Sul valutario l’euro perde terreno e anche gli asset italiani subiscono dei cali. Il listino delle blue chip FTSE MIB limita le perdite a mezzo punto percentuale, mentre i rendimenti dei Btp salgono. Il cross euro dollaro scende da 1,1285 dollari a 1,1270 anche perché i mercati hanno avuto tempo di digerire la notizia. Prima che la procedura disciplinare venga implementata dovrà superare una serie di approvazioni da parte delle autorità dei singoli Stati membri e dei ministri finanziari. Ci vorranno settimane e forse mesi.
Sul reddito fisso, lo Spread di rendimento tra Italia e Germania sulla scadenza decennale ha superato i 290 punti base nei giorni scorsi. Si tratta di una cifra preoccupante, se si considera che sulla scadenza a cinque anni i rendimenti dei titoli di Stato italiani hanno superato quelli dei Bond greci, ma comunque ben lontana dai massimi assoluti toccati nel novembre del 2011. All’apice della crisi del debito sovrano europeo, lo Spread si portò su 574 punti base. A presiedere il governo era Silvio Berlusconi che, con l’alleata della coalizione, la Lega, non fu in grado di approvare la manovra finanziaria promessa.

Cosa succede a questo punto?
Come spiega il Sole 24 Ore, il primo passo di un iter che terminerà a luglio prevede che sulla richiesta della Commissione Ue si pronunci prima di tutto il Comitato economico e finanziario, l’organismo che raggruppa i direttori generali dei rispetti ministeri delle Finanze.
Successivamente la palla passerà all’Eurogruppo convocato per il 13 giugno, ce infine all’Ecofin che si riunirà il 9 luglio. Solo al termine dell’iter verrà presa la decisione finale. Due le possibilità sul tavolo: l’avvio formale della procedura oppure rinvio o la sospensione in presenza di eventuali impegni aggiuntivi presi dal governo.
Finora la procedura di infrazione per disavanzo eccessivo causato dalla violazione del criterio dei debito non è mai stata applicata per nessun paese europeo. Questa sarebbe la prima volta e potrebbe durare anni.
Quello che si prospetta è una sorta di sorveglianza rafforzata (ogni tre/sei mesi) per verificare se le azioni correttive richieste per rientrare siano effettivamente poste in essere. Le manovre correttive potrebbero comportare aumenti delle tasse e tagli alle spese e ai servizi sociali. Il Tesoro difficilmente riuscirà a evitare di varare una manovra bis che si stima sarà pari a 3,5 miliardi.

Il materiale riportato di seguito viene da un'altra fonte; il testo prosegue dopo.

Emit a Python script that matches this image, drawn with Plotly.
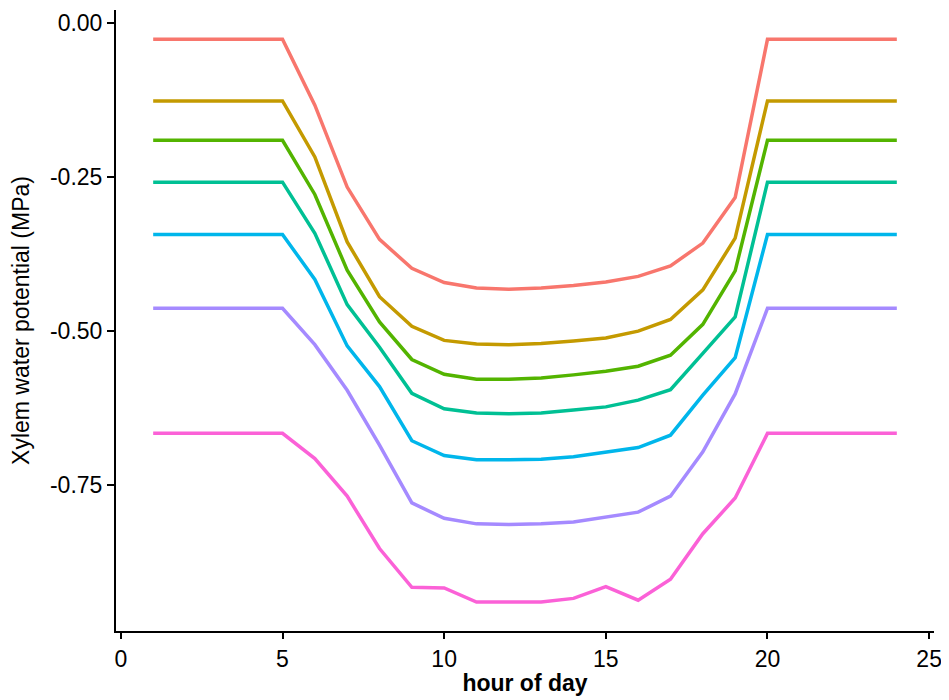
import plotly.graph_objects as go

hours = list(range(1, 25))

series_names = ["s1", "s2", "s3", "s4", "s5", "s6", "s7"]
colors = ["#F8766D", "#C49A00", "#53B400", "#00C094", "#00B6EB", "#A58AFF", "#FB61D7"]

s1 = [-0.026]*5 + [-0.133, -0.266, -0.351, -0.398, -0.421, -0.430, -0.432, -0.430, -0.426, -0.420, -0.411, -0.394, -0.357, -0.283] + [-0.026]*5
s2 = [-0.126]*5 + [-0.217, -0.355, -0.444, -0.492, -0.515, -0.521, -0.522, -0.520, -0.516, -0.511, -0.500, -0.481, -0.433, -0.349] + [-0.126]*5
s3 = [-0.190]*5 + [-0.278, -0.401, -0.485, -0.546, -0.570, -0.578, -0.578, -0.576, -0.571, -0.565, -0.557, -0.539, -0.489, -0.402] + [-0.190]*5
s4 = [-0.258]*5 + [-0.341, -0.457, -0.526, -0.601, -0.626, -0.633, -0.634, -0.633, -0.628, -0.623, -0.612, -0.595, -0.536, -0.477] + [-0.258]*5
s5 = [-0.343]*5 + [-0.416, -0.524, -0.590, -0.678, -0.702, -0.709, -0.709, -0.708, -0.704, -0.697, -0.689, -0.669, -0.604, -0.543] + [-0.343]*5
s6 = [-0.463]*5 + [-0.522, -0.596, -0.685, -0.779, -0.804, -0.813, -0.814, -0.813, -0.810, -0.802, -0.794, -0.768, -0.696, -0.602] + [-0.463]*5
s7 = [-0.666]*5 + [-0.707, -0.768, -0.853, -0.916, -0.917, -0.940, -0.940, -0.940, -0.934, -0.915, -0.937, -0.903, -0.829, -0.771] + [-0.666]*5
series = [s1, s2, s3, s4, s5, s6, s7]

x_ticks = [0, 5, 10, 15, 20, 25]
x_ticklabels = ["0", "5", "10", "15", "20", "25"]
y_ticks = [0.0, -0.25, -0.5, -0.75]
y_ticklabels = ["0.00", "-0.25", "-0.50", "-0.75"]

fig = go.Figure()
for name, vals, col in zip(series_names, series, colors):
    fig.add_trace(go.Scatter(x=hours, y=vals, mode="lines", name=name,
                             line=dict(color=col, width=3.5), showlegend=False))

font_family = "Liberation Sans, Arial, sans-serif"
fig.update_layout(
    width=941, height=692,
    margin=dict(l=108, r=15, t=2, b=69),
    paper_bgcolor="white", plot_bgcolor="white",
    font=dict(family=font_family, color="black", size=23),
)
fig.update_xaxes(
    range=[-0.15, 25.15], tickvals=x_ticks, ticktext=x_ticklabels,
    showgrid=False, zeroline=False, showline=True, linecolor="black", linewidth=2,
    ticks="outside", ticklen=6, tickwidth=1.5, tickcolor="black",
    tickfont=dict(size=23, color="black"), automargin=False,
    title=dict(text="<b>hour of day</b>", font=dict(size=23, color="black"), standoff=4),
)
fig.update_yaxes(
    range=[-0.987, 0.0216], tickvals=y_ticks, ticktext=y_ticklabels,
    showgrid=False, zeroline=False, showline=True, linecolor="black", linewidth=2,
    ticks="outside", ticklen=7, tickwidth=1.5, tickcolor="black",
    tickfont=dict(size=23, color="black"), automargin=False,
    title=dict(text="Xylem water potential (MPa)", font=dict(size=23, color="black"), standoff=24),
)

fig.write_html("out.html")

Qualora i piani di rientro predisposti non fossero ritenuti sufficienti, l’Italia potrebbe andare incontro ad un secondo invito ad adottare un nuovo piano di rientro. A preoccupare le autorità europee sono soprattutto gli impegni presi dal governo nel 2020.
Se anche queso fosse valutato negativamente – come ricorda anche il Sole 24 Ore – allora Bruxelles potrebbe imporre l’obbligo di un deposito infruttifero pari allo 0,2% del Pil (3,6 miliardi), che verrebbe convertito in multa nel caso in cui la raccomandazione non fosse rispettata.